* RECORDS FOR THE TASK:
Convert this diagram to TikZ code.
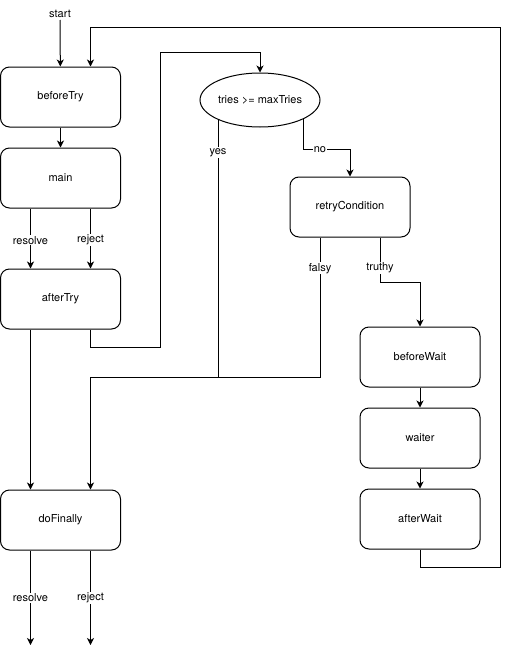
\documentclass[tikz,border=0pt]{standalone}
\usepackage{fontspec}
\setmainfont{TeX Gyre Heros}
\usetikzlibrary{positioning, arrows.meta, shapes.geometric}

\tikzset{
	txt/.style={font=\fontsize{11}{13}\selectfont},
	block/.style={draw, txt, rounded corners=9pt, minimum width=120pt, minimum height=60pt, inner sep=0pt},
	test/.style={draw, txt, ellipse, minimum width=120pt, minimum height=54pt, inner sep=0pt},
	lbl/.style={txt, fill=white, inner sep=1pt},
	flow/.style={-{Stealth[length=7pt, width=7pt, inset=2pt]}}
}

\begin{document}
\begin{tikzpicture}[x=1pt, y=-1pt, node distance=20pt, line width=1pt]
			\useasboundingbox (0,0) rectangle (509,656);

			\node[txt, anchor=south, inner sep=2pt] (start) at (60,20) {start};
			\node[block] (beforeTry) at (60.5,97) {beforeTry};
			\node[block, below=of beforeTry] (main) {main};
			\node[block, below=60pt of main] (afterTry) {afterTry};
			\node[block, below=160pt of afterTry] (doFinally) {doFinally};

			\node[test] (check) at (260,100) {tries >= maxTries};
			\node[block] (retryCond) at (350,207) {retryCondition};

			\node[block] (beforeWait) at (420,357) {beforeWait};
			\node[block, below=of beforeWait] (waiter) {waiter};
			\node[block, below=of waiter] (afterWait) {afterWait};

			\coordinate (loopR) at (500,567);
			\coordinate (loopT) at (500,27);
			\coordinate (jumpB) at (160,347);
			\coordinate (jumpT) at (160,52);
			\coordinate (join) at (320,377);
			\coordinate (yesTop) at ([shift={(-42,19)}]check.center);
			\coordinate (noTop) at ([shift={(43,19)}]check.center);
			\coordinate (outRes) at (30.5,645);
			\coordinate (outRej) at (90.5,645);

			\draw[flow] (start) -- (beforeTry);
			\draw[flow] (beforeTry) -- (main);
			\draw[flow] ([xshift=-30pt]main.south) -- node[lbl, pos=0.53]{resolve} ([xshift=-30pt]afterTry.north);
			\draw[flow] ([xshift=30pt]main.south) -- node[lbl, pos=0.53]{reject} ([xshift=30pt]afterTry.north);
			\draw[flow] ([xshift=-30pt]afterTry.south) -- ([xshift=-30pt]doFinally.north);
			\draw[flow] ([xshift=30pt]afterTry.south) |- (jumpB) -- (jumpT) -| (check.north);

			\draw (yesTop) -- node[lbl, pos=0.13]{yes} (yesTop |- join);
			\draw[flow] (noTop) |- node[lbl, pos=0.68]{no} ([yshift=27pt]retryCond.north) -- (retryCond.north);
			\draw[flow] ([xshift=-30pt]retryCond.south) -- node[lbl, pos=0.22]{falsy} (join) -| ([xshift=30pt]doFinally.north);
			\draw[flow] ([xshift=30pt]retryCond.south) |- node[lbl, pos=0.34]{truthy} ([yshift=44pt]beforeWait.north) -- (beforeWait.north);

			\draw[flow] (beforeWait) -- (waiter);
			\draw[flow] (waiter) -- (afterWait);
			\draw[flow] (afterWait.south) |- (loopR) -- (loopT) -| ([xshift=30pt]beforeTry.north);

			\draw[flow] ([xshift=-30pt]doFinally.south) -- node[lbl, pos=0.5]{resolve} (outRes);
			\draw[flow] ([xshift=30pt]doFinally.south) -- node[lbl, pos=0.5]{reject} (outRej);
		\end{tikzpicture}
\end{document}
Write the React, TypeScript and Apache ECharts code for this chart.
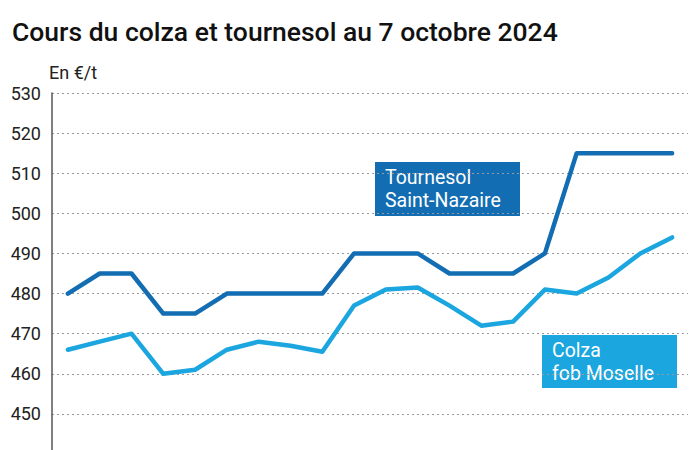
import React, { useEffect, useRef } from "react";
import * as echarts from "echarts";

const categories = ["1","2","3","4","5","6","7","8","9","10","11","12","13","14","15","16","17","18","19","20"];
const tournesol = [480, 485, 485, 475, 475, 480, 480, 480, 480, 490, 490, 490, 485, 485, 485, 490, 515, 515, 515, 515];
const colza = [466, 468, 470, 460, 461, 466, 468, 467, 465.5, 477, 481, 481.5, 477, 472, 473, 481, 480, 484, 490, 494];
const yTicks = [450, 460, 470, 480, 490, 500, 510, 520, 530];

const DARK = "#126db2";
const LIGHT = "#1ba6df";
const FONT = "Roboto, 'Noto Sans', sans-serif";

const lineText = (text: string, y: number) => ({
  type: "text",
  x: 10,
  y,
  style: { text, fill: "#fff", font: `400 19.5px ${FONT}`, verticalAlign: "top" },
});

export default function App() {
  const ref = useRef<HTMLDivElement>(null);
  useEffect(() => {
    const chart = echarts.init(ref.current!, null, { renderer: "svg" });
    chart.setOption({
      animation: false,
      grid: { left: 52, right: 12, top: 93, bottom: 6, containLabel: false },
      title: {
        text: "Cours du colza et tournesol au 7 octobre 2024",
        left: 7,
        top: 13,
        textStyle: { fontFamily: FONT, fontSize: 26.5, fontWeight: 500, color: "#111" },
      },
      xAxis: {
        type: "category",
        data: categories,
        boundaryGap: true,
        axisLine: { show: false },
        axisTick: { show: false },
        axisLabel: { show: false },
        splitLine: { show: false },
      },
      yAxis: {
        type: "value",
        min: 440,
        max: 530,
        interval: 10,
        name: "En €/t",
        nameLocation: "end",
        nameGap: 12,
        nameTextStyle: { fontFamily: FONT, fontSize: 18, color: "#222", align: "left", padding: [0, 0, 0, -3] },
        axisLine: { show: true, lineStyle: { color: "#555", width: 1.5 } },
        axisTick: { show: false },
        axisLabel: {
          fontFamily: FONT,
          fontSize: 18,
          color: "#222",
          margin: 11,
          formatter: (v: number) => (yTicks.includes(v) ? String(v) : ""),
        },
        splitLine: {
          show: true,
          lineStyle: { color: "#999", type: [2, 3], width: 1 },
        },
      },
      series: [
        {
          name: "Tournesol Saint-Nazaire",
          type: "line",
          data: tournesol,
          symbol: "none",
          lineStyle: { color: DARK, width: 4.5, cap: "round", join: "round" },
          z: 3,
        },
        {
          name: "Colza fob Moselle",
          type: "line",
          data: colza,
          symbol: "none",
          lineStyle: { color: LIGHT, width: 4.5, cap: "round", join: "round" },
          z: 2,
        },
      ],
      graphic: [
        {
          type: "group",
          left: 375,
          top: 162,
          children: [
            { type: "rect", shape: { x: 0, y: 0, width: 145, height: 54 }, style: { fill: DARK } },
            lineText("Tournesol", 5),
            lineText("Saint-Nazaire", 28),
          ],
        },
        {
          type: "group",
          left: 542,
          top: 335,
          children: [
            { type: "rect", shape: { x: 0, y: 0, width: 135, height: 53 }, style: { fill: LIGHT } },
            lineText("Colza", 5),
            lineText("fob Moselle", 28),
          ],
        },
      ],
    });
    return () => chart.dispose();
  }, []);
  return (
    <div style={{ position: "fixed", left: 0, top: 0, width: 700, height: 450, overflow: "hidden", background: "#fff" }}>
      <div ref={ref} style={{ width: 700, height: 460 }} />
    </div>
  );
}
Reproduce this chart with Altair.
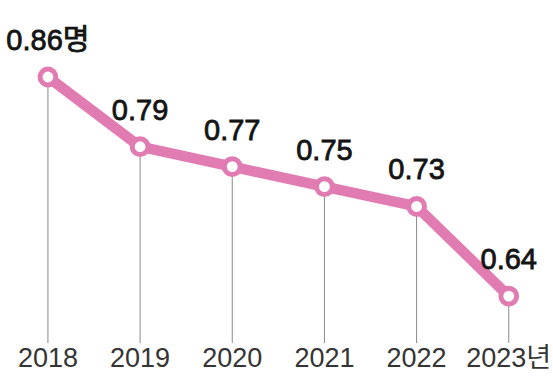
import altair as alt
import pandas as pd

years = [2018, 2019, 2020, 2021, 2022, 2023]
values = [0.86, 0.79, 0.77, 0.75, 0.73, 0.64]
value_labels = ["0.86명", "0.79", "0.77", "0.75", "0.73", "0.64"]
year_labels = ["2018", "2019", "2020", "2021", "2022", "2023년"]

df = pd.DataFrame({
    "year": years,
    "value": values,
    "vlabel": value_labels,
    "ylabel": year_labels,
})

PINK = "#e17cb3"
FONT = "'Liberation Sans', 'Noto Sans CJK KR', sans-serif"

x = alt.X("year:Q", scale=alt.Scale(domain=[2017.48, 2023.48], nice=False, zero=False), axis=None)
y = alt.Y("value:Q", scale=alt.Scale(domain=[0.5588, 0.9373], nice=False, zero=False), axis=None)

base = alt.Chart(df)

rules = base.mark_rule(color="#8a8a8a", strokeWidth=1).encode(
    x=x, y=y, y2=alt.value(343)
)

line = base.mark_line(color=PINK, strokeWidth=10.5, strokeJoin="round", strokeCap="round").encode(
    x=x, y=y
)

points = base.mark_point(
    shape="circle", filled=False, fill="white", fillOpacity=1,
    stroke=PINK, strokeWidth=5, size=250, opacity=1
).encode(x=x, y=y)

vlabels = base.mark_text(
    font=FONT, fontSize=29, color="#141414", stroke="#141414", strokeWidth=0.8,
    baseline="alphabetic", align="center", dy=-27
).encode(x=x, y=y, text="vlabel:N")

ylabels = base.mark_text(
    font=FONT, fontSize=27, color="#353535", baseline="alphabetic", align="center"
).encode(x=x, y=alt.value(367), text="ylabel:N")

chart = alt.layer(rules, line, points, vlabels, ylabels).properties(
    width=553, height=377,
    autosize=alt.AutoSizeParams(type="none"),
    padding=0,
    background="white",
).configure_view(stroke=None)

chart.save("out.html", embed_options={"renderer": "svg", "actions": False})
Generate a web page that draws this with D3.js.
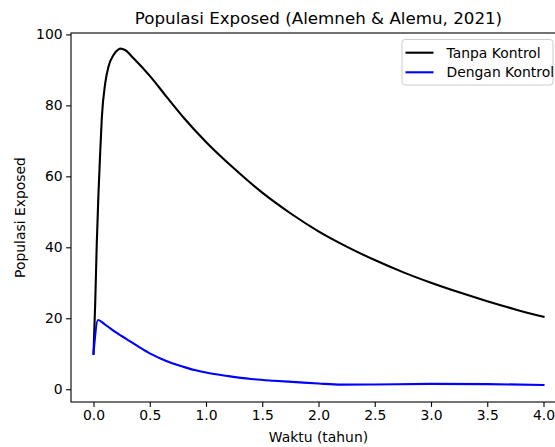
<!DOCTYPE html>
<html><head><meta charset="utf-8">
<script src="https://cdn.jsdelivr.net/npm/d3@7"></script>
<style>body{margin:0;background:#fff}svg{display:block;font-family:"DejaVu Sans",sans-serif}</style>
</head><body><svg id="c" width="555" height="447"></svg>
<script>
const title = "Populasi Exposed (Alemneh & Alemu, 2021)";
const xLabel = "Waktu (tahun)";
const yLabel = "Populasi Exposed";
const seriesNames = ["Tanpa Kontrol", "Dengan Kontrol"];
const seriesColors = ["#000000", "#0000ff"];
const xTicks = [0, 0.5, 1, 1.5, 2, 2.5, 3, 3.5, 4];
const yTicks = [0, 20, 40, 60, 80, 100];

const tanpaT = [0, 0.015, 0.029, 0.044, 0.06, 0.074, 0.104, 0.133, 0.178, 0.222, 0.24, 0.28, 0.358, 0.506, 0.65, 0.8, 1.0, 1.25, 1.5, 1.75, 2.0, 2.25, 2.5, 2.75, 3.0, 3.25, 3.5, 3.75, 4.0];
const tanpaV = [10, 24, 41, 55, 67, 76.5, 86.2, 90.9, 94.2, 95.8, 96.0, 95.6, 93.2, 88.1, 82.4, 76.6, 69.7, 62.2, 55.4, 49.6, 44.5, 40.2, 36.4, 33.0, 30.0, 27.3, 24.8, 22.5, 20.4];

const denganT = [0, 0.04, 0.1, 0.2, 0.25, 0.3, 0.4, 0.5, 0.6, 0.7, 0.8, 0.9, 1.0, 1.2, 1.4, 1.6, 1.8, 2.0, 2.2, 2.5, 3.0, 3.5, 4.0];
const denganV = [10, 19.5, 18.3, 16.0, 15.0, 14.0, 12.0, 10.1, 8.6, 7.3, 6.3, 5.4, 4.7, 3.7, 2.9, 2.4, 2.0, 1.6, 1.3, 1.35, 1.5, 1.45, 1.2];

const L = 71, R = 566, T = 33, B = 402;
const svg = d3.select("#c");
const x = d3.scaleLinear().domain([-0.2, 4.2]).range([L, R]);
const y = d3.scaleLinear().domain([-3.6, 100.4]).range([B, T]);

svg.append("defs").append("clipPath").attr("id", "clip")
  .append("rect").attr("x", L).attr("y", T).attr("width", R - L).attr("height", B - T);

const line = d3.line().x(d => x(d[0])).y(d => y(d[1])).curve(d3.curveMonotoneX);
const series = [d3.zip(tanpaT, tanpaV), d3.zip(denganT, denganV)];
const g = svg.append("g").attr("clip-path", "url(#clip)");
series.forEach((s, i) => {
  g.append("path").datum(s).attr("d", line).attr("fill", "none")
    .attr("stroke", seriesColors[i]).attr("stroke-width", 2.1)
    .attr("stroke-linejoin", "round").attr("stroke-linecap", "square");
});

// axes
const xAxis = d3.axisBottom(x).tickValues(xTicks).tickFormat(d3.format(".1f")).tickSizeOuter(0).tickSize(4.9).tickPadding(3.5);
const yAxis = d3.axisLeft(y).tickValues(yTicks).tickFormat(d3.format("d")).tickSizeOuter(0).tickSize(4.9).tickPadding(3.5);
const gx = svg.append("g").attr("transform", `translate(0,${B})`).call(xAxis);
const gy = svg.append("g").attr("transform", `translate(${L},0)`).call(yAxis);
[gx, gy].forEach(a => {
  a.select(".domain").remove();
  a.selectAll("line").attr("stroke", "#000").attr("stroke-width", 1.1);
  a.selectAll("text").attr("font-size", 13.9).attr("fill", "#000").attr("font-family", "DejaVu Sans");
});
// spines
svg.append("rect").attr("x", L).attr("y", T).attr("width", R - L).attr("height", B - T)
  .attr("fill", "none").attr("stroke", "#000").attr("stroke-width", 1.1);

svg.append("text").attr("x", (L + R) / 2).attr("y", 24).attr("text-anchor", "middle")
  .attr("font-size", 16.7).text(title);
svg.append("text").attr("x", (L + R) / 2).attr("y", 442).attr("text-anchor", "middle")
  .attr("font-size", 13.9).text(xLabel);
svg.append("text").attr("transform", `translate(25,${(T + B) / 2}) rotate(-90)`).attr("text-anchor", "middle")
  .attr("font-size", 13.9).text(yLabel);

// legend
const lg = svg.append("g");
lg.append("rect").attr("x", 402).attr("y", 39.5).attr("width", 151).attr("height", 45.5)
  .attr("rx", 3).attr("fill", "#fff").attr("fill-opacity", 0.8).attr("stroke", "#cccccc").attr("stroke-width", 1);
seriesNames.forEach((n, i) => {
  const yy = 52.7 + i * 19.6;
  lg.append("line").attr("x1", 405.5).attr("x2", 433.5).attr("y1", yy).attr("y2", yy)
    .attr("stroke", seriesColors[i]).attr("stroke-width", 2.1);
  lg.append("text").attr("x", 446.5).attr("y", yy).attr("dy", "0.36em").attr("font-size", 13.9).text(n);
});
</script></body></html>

* PROBLEM DETAILS: Copy out only the lines from the one containing "Generate a web" through the one containing "const yTicks = [0, 20, 40, 60, 80, 100];", exactly, with both ends. Any picture is left out.

* ANSWER TO THE EXERCISE:
Generate a web page that draws this with D3.js.
<!DOCTYPE html>
<html><head><meta charset="utf-8">
<script src="https://cdn.jsdelivr.net/npm/d3@7"></script>
<style>body{margin:0;background:#fff}svg{display:block;font-family:"DejaVu Sans",sans-serif}</style>
</head><body><svg id="c" width="555" height="447"></svg>
<script>
const title = "Populasi Exposed (Alemneh & Alemu, 2021)";
const xLabel = "Waktu (tahun)";
const yLabel = "Populasi Exposed";
const seriesNames = ["Tanpa Kontrol", "Dengan Kontrol"];
const seriesColors = ["#000000", "#0000ff"];
const xTicks = [0, 0.5, 1, 1.5, 2, 2.5, 3, 3.5, 4];
const yTicks = [0, 20, 40, 60, 80, 100];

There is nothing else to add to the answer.